The road between Marienberg and Reitzenhain was improved to rural highway standards in the first half of the 19th century. The railway from Chemnitz to Komotau via Marienberg was opened on 23 August 1875. The volunteer fire department was founded in 1879. A schoolhouse was opened in 1882. Peat digging started in 1891. Together with the neighbouring Reizenhain on the Czech side of the border, the Reitzenhain neighbourhood of Reißigmühle was connected to the electricity supply network in 1921. New municipal offices were inaugurated in 1924.

Kühnhaide was administratively joined with Reitzenhain on 1 October 1937, but became a separate municipality again on 1 April 1948. During World War II, a bomb dropped on the village in February 1945, destroyed one building and killed 14 people.
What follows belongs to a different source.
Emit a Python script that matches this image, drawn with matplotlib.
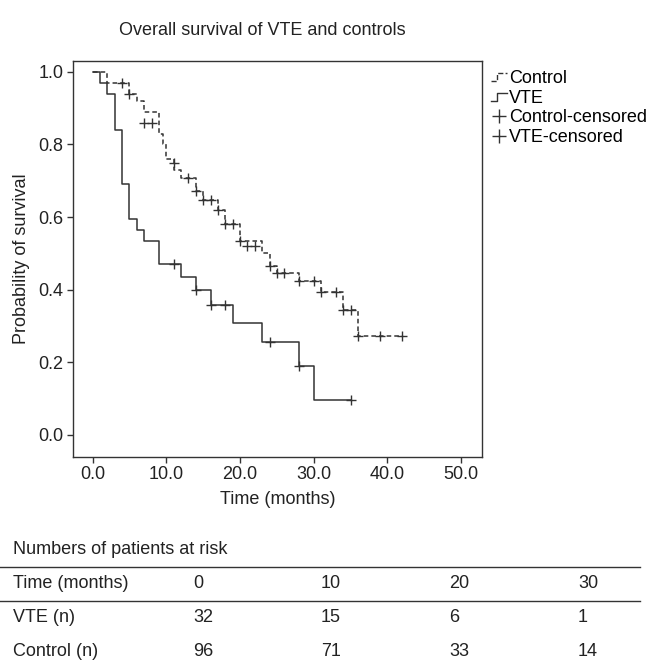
import numpy as np
import matplotlib.pyplot as plt
from matplotlib.lines import Line2D
from matplotlib.legend_handler import HandlerBase

plt.rcParams['font.family'] = ['Liberation Sans', 'DejaVu Sans']

# Kaplan-Meier steps (time of drop, survival after the drop)
vte_t = [0, 1, 2, 3, 4, 5, 6, 7, 9, 12, 14, 16, 19, 23, 28, 30, 35]
vte_s = [1.0, 0.97, 0.94, 0.84, 0.69, 0.595, 0.565, 0.535, 0.47, 0.435,
         0.40, 0.358, 0.307, 0.255, 0.19, 0.095, 0.095]
vte_cens_t = [11, 14, 16, 18, 24, 28, 35]
vte_cens_s = [0.47, 0.40, 0.358, 0.358, 0.255, 0.19, 0.095]

ctl_t = [0, 2, 5, 6, 7, 9, 9.5, 10, 11, 12, 14, 15, 17, 18, 20, 23, 24,
         25, 28, 31, 34, 36, 42]
ctl_s = [1.0, 0.97, 0.94, 0.92, 0.89, 0.83, 0.80, 0.76, 0.73, 0.707,
         0.671, 0.648, 0.62, 0.581, 0.533, 0.50, 0.464, 0.445, 0.423,
         0.394, 0.343, 0.273, 0.273]
ctl_cens_t = [4, 5, 7, 8, 11, 13, 14, 15, 16, 17, 18, 19, 20, 21, 22, 24,
              25, 26, 28, 30, 31, 33, 34, 35, 36, 39, 42]
ctl_cens_s = [0.97, 0.94, 0.86, 0.86, 0.75, 0.707, 0.671, 0.648, 0.648,
              0.62, 0.581, 0.581, 0.533, 0.519, 0.519, 0.464, 0.445,
              0.445, 0.423, 0.423, 0.394, 0.394, 0.343, 0.343, 0.273,
              0.273, 0.273]

risk_times = ['0', '10', '20', '30']
risk_vte = ['32', '15', '6', '1']
risk_ctl = ['96', '71', '33', '14']

col = '#333333'


class StepHandler(HandlerBase):
    # draws a little step line as legend key
    def create_artists(self, legend, orig_handle, xdescent, ydescent,
                       width, height, fontsize, trans):
        x0, x1 = -xdescent, -xdescent + width
        xm = x0 + width * 0.35
        y0, y1 = -ydescent + height * 0.15, -ydescent + height * 0.75
        ln = Line2D([x0, xm, xm, x1], [y0, y0, y1, y1],
                    color=orig_handle.get_color(),
                    linestyle=orig_handle.get_linestyle(), lw=1.0)
        ln.set_transform(trans)
        return [ln]


fig = plt.figure(figsize=(6.52, 6.62), dpi=100)
ax = fig.add_axes([0.1115, 0.31, 0.6275, 0.598])

ax.step(ctl_t, ctl_s, where='post', color=col, lw=1.1, ls=(0, (3, 2)))
ax.step(vte_t, vte_s, where='post', color=col, lw=1.1)
ax.plot(ctl_cens_t, ctl_cens_s, '+', color=col, ms=7, mew=1.0)
ax.plot(vte_cens_t, vte_cens_s, '+', color=col, ms=7, mew=1.0)

ax.set_xlim(-2.7, 52.8)
ax.set_ylim(-0.06, 1.03)
ax.set_xticks([0, 10, 20, 30, 40, 50])
ax.set_xticklabels(['0.0', '10.0', '20.0', '30.0', '40.0', '50.0'])
ax.set_yticks([0, 0.2, 0.4, 0.6, 0.8, 1.0])
ax.set_yticklabels(['0.0', '0.2', '0.4', '0.6', '0.8', '1.0'])
ax.tick_params(direction='out', length=4.5, width=1, colors=col,
               labelsize=13, labelcolor='#222222', pad=2)
for sp in ax.spines.values():
    sp.set_color(col)
    sp.set_linewidth(1)

ax.set_xlabel('Time (months)', fontsize=13, color='#222222', labelpad=6)
ax.set_ylabel('Probability of survival', fontsize=13, color='#222222',
              labelpad=6)
ax.set_title('Overall survival of VTE and controls', fontsize=13,
             color='#222222', pad=19, x=0.463)

h_ctl = Line2D([], [], color=col, ls=(0, (2, 1)))
h_vte = Line2D([], [], color=col)
h_cc = Line2D([], [], color=col, ls='none', marker='+', ms=10, mew=1)
h_vc = Line2D([], [], color=col, ls='none', marker='+', ms=10, mew=1)
ax.legend([h_ctl, h_vte, h_cc, h_vc],
          ['Control', 'VTE', 'Control-censored', 'VTE-censored'],
          loc='upper left', bbox_to_anchor=(1.0, 1.0), frameon=False,
          fontsize=13, handlelength=0.9, handletextpad=0.1,
          labelspacing=0.15, borderaxespad=0.2, borderpad=0.3,
          handler_map={h_ctl: StepHandler(), h_vte: StepHandler()})

# numbers at risk table, drawn in figure coordinates
def fy(py):
    return 1 - py / 662.0

fig.text(13 / 652, fy(549), 'Numbers of patients at risk', fontsize=13,
         color='#222222', va='center')
for py in [567, 601]:
    fig.add_artist(Line2D([0, 640 / 652], [fy(py), fy(py)], color=col,
                          lw=1))
col_x = [193, 321, 449, 578]
rows = [('Time (months)', risk_times, 584),
        ('VTE (n)', risk_vte, 618),
        ('Control (n)', risk_ctl, 652)]
for name, vals, py in rows:
    fig.text(13 / 652, fy(py), name, fontsize=13, color='#222222',
             va='center')
    for cx, v in zip(col_x, vals):
        fig.text(cx / 652, fy(py), v, fontsize=13, color='#222222',
                 va='center')

fig.savefig('out.png', dpi=100)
In April 1945, a transport of prisoners from a subcamp of the Buchenwald concentration camp in Tröglitz, stopped in the village, and then the SS and local German civilians carried out a massacre of at least 380 prisoners, who tried to escape. The surviving prisoners were sent on a death march to German-occupied Terezín. After the war, the economical ties to Bohemia were interrupted, which caused a decline of the village.

Reitzenhain remained a separate municipality until 31 December 1993, it then joined with Kühnhaide, Rübenau, and Satzung to form the new municipality Hirtstein of which it became the administrative seat. On 1 January 2003 Hirtstein joined Marienberg.

== Infrastructure ==
Bundesstraße 174 from Chemnitz ends on the border crossing to Hora Svatého Šebestiána and continues from there as National Road 7 to Chomutov.

Reitzenhain station was border station on the Saxon line Flöha-Reitzenhain which continued via Reizenhain (Pohraniční) to Chomutov. When cross-border traffic ceased after World War II, the station lost its importance. Passenger trains to Reitzenhain were cancelled on 1 October 1978, freight trains on 8 January 1994, the line between Marienberg and Reitzenhain was closed on 15 December 1998 and has been lifted in 2013 in favour of a bicycle and hiking path.

Reitzenhain has bus connections with Annaberg-Buchholz, Marienberg and Olbernhau on weekdays, and to Rübenau and Satzung on schooldays, provided by VMS.

== People ==
- Eugen Georg Schuffenhauer, founder of a religious movement who claimed to be able to converse with the spirits of the dead, lived in Reitzenhain from 1922 until his death in 1953.